Regardless of the job title, if we're responsible for how other people perform then we're responsible for how they learn to perform even better. One of the things we now know from organizational research is that employees not only want a coaching relationship with their boss--they expect it. (If you want some coaching tips for yourself or to share, please download the free e-book in the column on the right).
So. . .
You may already have the right people to enable your company to "win"--however you define the word.
A couple of years ago I was involved in designing a leadership program to develop the top talent in a global company. We created a model that used the senior management team as coaches for the structured learning activities. First we coached the coaches on how to coach; then we turned them loose. It's been the most effective learning we've experienced in nearly 30 years of leadership development and design.
What's happening that works?
- The top leadership learns a lot about their own abilities.
- They learn about their people while developing closer relationships with them.

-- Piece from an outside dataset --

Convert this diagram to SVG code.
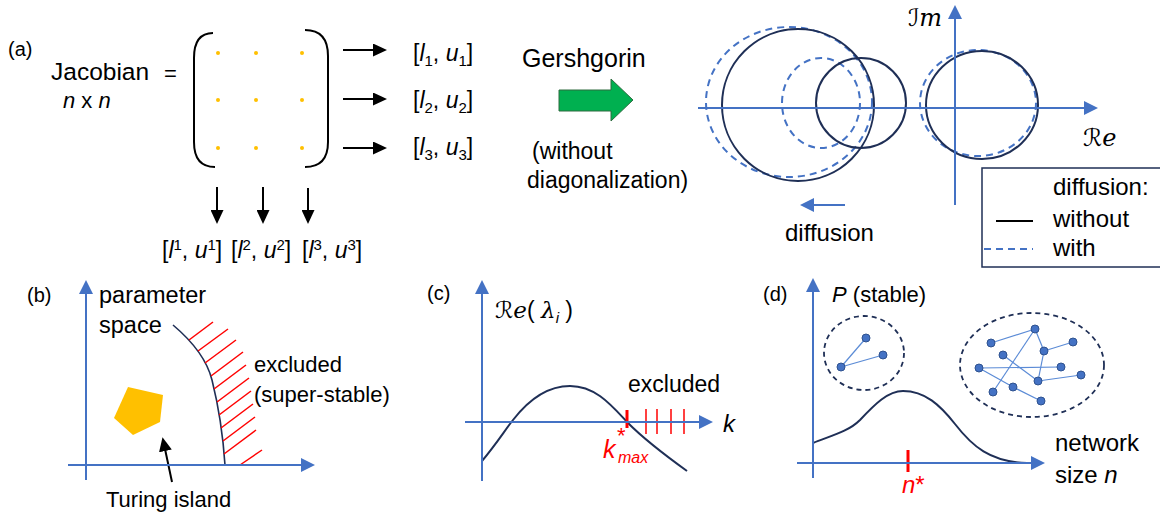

- The high potential participants receive coaching and company insight from the leaders who know it best.
- The participants also "step up" their game. How often do you see the top leadership in a company totally dedicate two full days to the talent beneath them?
You Can Do It, Too
Leaders are the natural lighting rods for developing talent. Coaching isn't another job--it is their job.
Companies are always looking for ways to develop people economically but effectively. Every research study on the planet shows that employees are most influenced--pro or con--by their immediate boss. That's exactly why leaders at every level have the ability to make the most difference when it comes to grooming people for the future.
The mission: Give them the capability.
3 actions leaders can begin now:
- Appreciate: Focus on Identifying the very best in others.
- Encounter: Seek the truth, wherever that path will lead.
- Improve: Insist upon personal responsibility for performance growth.
When leaders coach, we get "two personal bests" for the price of one.